Dynamic SQL Statements

: SQLParameter: \ xt width -- ; [child] ca1 u1 pfa -- ca2 u2
Define a SQL parameter that will get substituted at runtime when the definition containing the SQL code is executed. width is the 'parameter width', that is the amouts of bytes in the SQL string that must be reserved to be patched later on. Children words receive the remaining SQL buffer ca1 u1 to just to compile ca1 width into the word that is defining the SQL statement; along with the xt and to calculate the remaining buffer. ca2 u2. xt is the execution token for an action word that performs this patching, receiving exactly the given memory area, like:

: parameter-filler   ( ca1 width -- ) ... ;

Support to parameter edition

The following words help parameter edition at runtime by doing I/O at the memory area to fill. They are not strictly needed but they are quite convenient.

TextBuff: SQL-MemDev
GenIO Memory Device SID. The multithreaded version is a USER variable, that must be initialized per thread with the phrase SQL-MemDev initTextBuffSid.

: +SQLMemDev \ ca1 u1 --
Open the SQL-MemDev GenIO memory device to edit memory zone ca1 u1. Standard I/O is redirected to this device. Words like EMIT, . or TYPE write on this region.

: -SQLMemDev \ --
Close the SQL-MemDev GenIO Memory Device to for parameter edition. Warning: Standard I/O is not yet restored to previous value.

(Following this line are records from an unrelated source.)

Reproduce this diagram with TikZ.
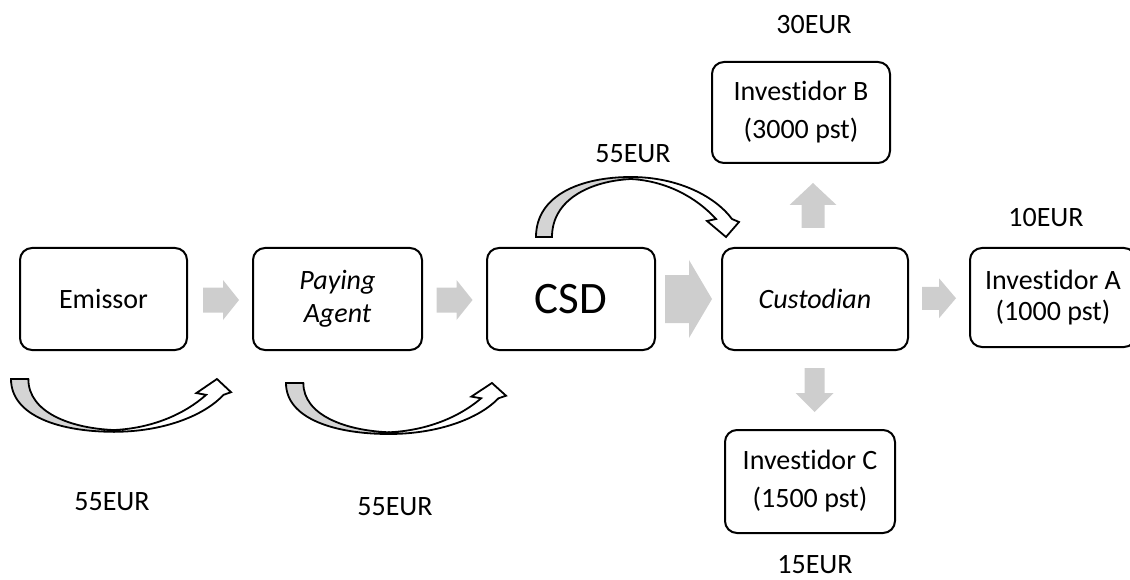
\documentclass[tikz,border=0pt]{standalone}
\usepackage{fontspec}
\setmainfont{Carlito}[Ligatures=NoCommon]
\usetikzlibrary{calc}
\definecolor{flowgray}{RGB}{206,206,206}
\definecolor{bandgray}{RGB}{212,212,212}
\tikzset{
  box/.style={draw, line width=2pt, rounded corners=12pt, align=center,
    inner sep=0pt, font=\fontsize{28}{33}\selectfont},
  lbl/.style={inner sep=0pt, font=\fontsize{28}{33}\selectfont},
  % straight block arrow: length, head length, head half-width, shaft half-width
  pics/blockarrow/.style n args={4}{code={
    \fill[flowgray] (-#1/2,-#4) -- (#1/2-#2,-#4) -- (#1/2-#2,-#3) -- (#1/2,0)
      -- (#1/2-#2,#3) -- (#1/2-#2,#4) -- (-#1/2,#4) -- cycle;
  }},
  % bent ribbon arrow, grey back side on the left, open head on the right
  pics/bentarrow/.style={code={
    \filldraw[fill=bandgray, line width=1.8pt]
      (0,0) .. controls (0,-42) and (45,-60) .. (95,-60) -- (95,-58)
      .. controls (55,-56) and (16,-38) .. (16,0) -- cycle;
    \filldraw[fill=white, line width=1.8pt]
      (95,-60) .. controls (140,-60) and (178,-42) .. (196,-18)
      -- (203,-15) -- (190,0) -- (171,-16) -- (180,-18)
      .. controls (160,-40) and (130,-56) .. (95,-58) -- cycle;
  }}
}
\begin{document}
\begin{tikzpicture}[x=1pt,y=-1pt]
\clip (0,0) rectangle (1130,580);

% main chain
\node[box, minimum width=167pt, minimum height=102pt] (emissor) at (103.5,299) {Emissor};
\node[box, minimum width=169pt, minimum height=102pt,
      font=\itshape\fontsize{28}{33}\selectfont] (paying) at (337.5,299) {Paying\\Agent};
\node[box, minimum width=168pt, minimum height=102pt,
      font=\fontsize{45}{50}\selectfont] (csd) at (571,299) {CSD};
\node[box, minimum width=186pt, minimum height=102pt,
      font=\itshape\fontsize{28}{33}\selectfont] (cust) at (815,299) {Custodian};
\node[box, minimum width=166pt, minimum height=99pt,
      font=\fontsize{28}{31}\selectfont] (invA) at (1053,297.5) {Investidor A\\(1000 pst)};
\node[box, minimum width=178pt, minimum height=101pt,
      font=\fontsize{28}{38}\selectfont] (invB) at (801,112.5) {Investidor B\\(3000 pst)};
\node[box, minimum width=170pt, minimum height=103pt,
      font=\fontsize{28}{38}\selectfont] (invC) at (810,481.5) {Investidor C\\(1500 pst)};

% amounts
\node[lbl] (l30) at (814,25) {30EUR};
\node[lbl] (l55t) at (633,154) {55EUR};
\node[lbl] (l10) at (1046,218) {10EUR};
\node[lbl] (l15) at (815,565) {15EUR};
\node[lbl] (l55a) at (112,502) {55EUR};
\node[lbl] (l55b) at (395,507) {55EUR};

% block arrows between the boxes
\pic at ($(emissor.east)!0.5!(paying.west)+(1,1)$) {blockarrow={36}{16}{20}{12.5}};
\pic at ($(paying.east)!0.5!(csd.west)+(0,1)$) {blockarrow={36}{16}{20}{12.5}};
\pic at ($(csd.east)!0.5!(cust.west)$) {blockarrow={47}{23}{39}{24}};
\pic at ($(cust.east)!0.5!(invA.west)$) {blockarrow={34}{17}{20}{11.5}};
\pic[rotate=90] at ($(cust.north)!0.5!(invB.south)+(5,0)$) {blockarrow={45}{22}{23.5}{11.5}};
\pic[rotate=-90] at ($(cust.south)!0.5!(invC.north)+(2,0)$) {blockarrow={44}{19}{19}{10}};

% bent payment arrows
\pic at ($(csd.north west)+(50,-10)$) {bentarrow};
\pic[xscale=1.084, yscale=-0.88] at ($(emissor.south west)+(-8,28)$) {bentarrow};
\pic[xscale=1.084, yscale=-0.85] at ($(paying.south west)+(34,32)$) {bentarrow};
\end{tikzpicture}
\end{document}
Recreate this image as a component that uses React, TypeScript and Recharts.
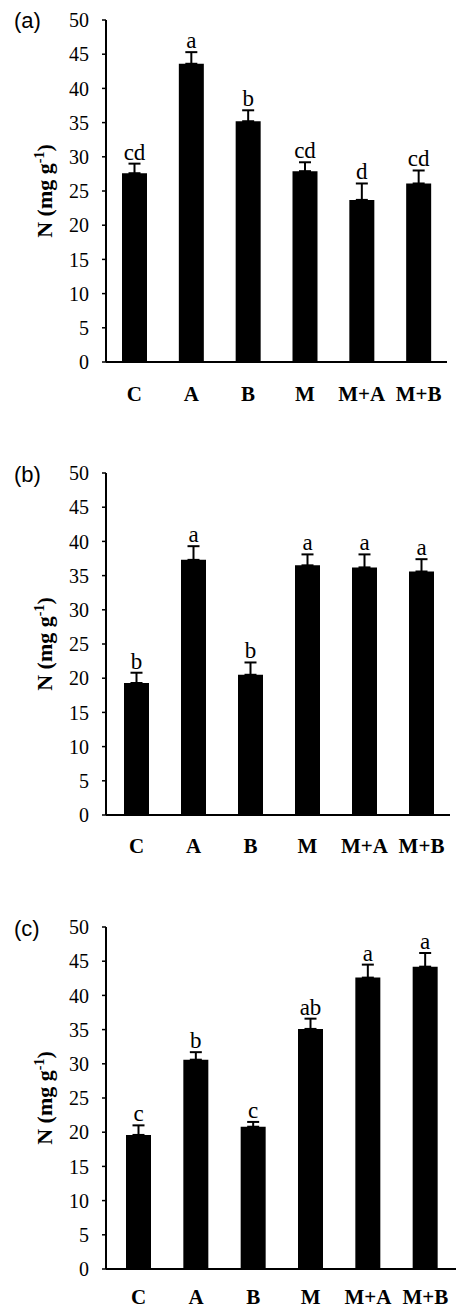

: [sqlio \ ca1 u1 -- R: -- ip-handle op-handle
Convenience macro for the phrase [io +SQLMemDev . Open the SQL-MemDev memory device, configures it to use buffer ca1 u1 and redirects standard I/O to it. Intended to use inside a colon definiton at the start of a SQLParameter action. See the Dynamic SQL code section at the beginning of this chapter.

: sqlio] \ R: -- ip-handle op-handle
Convenience macro for the phrase -SQLMemDev io] . Close the SQL-MemDev memory device and restores standard I/O to its previous settings. Intended to use inside a colon definiton at the end of a SQLParameter action. See the Dynamic SQL code section at the beginning of this chapter.